Experimental investigation of OH/H2O in H+-irradiated plagioclase: Implications for the thermal stability of water on the lunar surface

Abstract

Determining the characteristics and thermal stability of solar wind-produced OH/H2O is critical to understanding the formation and migration of water on the lunar surface. In this study, terrestrial plagioclase (An50−53) was used as a lunar analogue and was irradiated with 5 keV H+ at a fluence of ∼1×1017 H+/cm2. The irradiated plagioclase was characterized via Fourier transform infrared spectroscopy, nanoscale secondary ion mass spectrometry, Raman spectroscopy, and transmission electron microscopy. The thermal stability of OH/H2O in the irradiated plagioclase was investigated via heating experiments.

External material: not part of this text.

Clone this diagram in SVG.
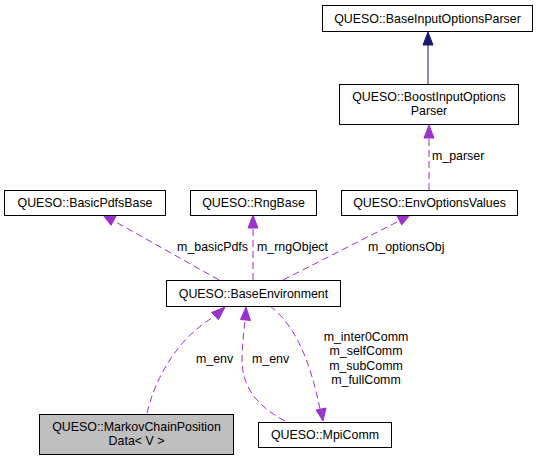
<svg xmlns="http://www.w3.org/2000/svg" width="541" height="461" viewBox="0 0 541 461">
<style>
text{font-family:"Liberation Sans",Arial,Helvetica,sans-serif;font-size:12.4px;fill:#000}
.n rect{fill:#fff;stroke:#000;stroke-width:1}
.n text{text-anchor:middle}
.e{fill:none;stroke:#9a32cd;stroke-width:1;stroke-dasharray:7,4}
.h{fill:#9a32cd;stroke:#9a32cd;stroke-width:1}
.inh{fill:none;stroke:#191970;stroke-width:1}
.ih{fill:#191970;stroke:#191970;stroke-width:1}
.l{text-anchor:start}
</style>
<rect width="541" height="461" fill="#fff"/>
<g id="connectors">
  <line class="inh" x1="428" y1="84" x2="428" y2="45"/>
  <polygon class="ih" points="428,32 433,45 423,45"/>
  <line class="e" x1="429" y1="190" x2="429" y2="138"/>
  <polygon class="h" points="429,125 434,138 424,138"/>
  <line class="e" x1="219" y1="280" x2="114" y2="221"/>
  <polygon class="h" points="103,215 116,216.5 111,225.3"/>
  <line class="e" x1="253" y1="280" x2="253" y2="228"/>
  <polygon class="h" points="253,215 258,228 248,228"/>
  <line class="e" x1="283" y1="280" x2="399" y2="221"/>
  <polygon class="h" points="410,215 401.7,224.9 397.1,216.1"/>
  <path class="e" d="M147,413 C155,380 175,340 215,316"/>
  <polygon class="h" points="225,307 218.5,319.5 211.5,312.5"/>
  <path class="e" d="M285,421 C255,405 242,385 242,360 C242,345 244,332 245,320"/>
  <polygon class="h" points="246,307 250.5,320.5 240.5,319.5"/>
  <path class="e" d="M270,306 C295,325 310,360 320,409"/>
  <polygon class="h" points="323,421 326,408 316,410"/>
  <text class="l" x="432" y="160">m_parser</text>
  <text x="248" y="251" text-anchor="end">m_basicPdfs</text>
  <text class="l" x="257" y="251">m_rngObject</text>
  <text class="l" x="368" y="251">m_optionsObj</text>
  <text class="l" x="196" y="363">m_env</text>
  <text class="l" x="252" y="363">m_env</text>
  <text x="366" y="340.5" text-anchor="middle">m_inter0Comm</text>
  <text x="366" y="355" text-anchor="middle">m_selfComm</text>
  <text x="366" y="369.5" text-anchor="middle">m_subComm</text>
  <text x="366" y="384" text-anchor="middle">m_fullComm</text>
</g>
<g id="node_BaseInputOptionsParser" class="n">
  <rect x="322.5" y="5.5" width="210" height="26"/>
  <text x="427.5" y="22.5">QUESO::BaseInputOptionsParser</text>
</g>
<g id="node_BoostInputOptionsParser" class="n">
  <rect x="339.5" y="84.5" width="179" height="40"/>
  <text x="429" y="101">QUESO::BoostInputOptions</text>
  <text x="429" y="115">Parser</text>
</g>
<g id="node_BasicPdfsBase" class="n">
  <rect x="4.5" y="190.5" width="161" height="25"/>
  <text x="85" y="206.5">QUESO::BasicPdfsBase</text>
</g>
<g id="node_RngBase" class="n">
  <rect x="190.5" y="190.5" width="126" height="25"/>
  <text x="253.5" y="206.5">QUESO::RngBase</text>
</g>
<g id="node_EnvOptionsValues" class="n">
  <rect x="341.5" y="190.5" width="176" height="25"/>
  <text x="429.5" y="206.5">QUESO::EnvOptionsValues</text>
</g>
<g id="node_BaseEnvironment" class="n">
  <rect x="166.5" y="280.5" width="174" height="26"/>
  <text x="253.5" y="297.5">QUESO::BaseEnvironment</text>
</g>
<g id="node_MarkovChainPositionData" class="n">
  <rect x="39.5" y="414.5" width="194" height="40" style="fill:#bfbfbf"/>
  <text x="136.5" y="430.5">QUESO::MarkovChainPosition</text>
  <text x="136.5" y="444.5">Data&lt; V &gt;</text>
</g>
<g id="node_MpiComm" class="n">
  <rect x="258.5" y="422.5" width="133" height="25"/>
  <text x="325" y="438.5">QUESO::MpiComm</text>
</g>
</svg>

Our results reveal (1) a ∼100–200 ppm increase in the water content of the irradiated plagioclase; (2) structural hydrous species formation in the plagioclase through H+ implantation, including Type I H2O (∼2.75 μm) and Type II H2O (∼2.90 μm); and (3) the escape of much of the OH/H2O formed by H+ implantation at a temperature equivalent to the highest temperature on the lunar surface. The results of this study can improve our understanding of OH/H2O thermal stability on the lunar surface and provide a baseline for the interpretation of remote sensing observations.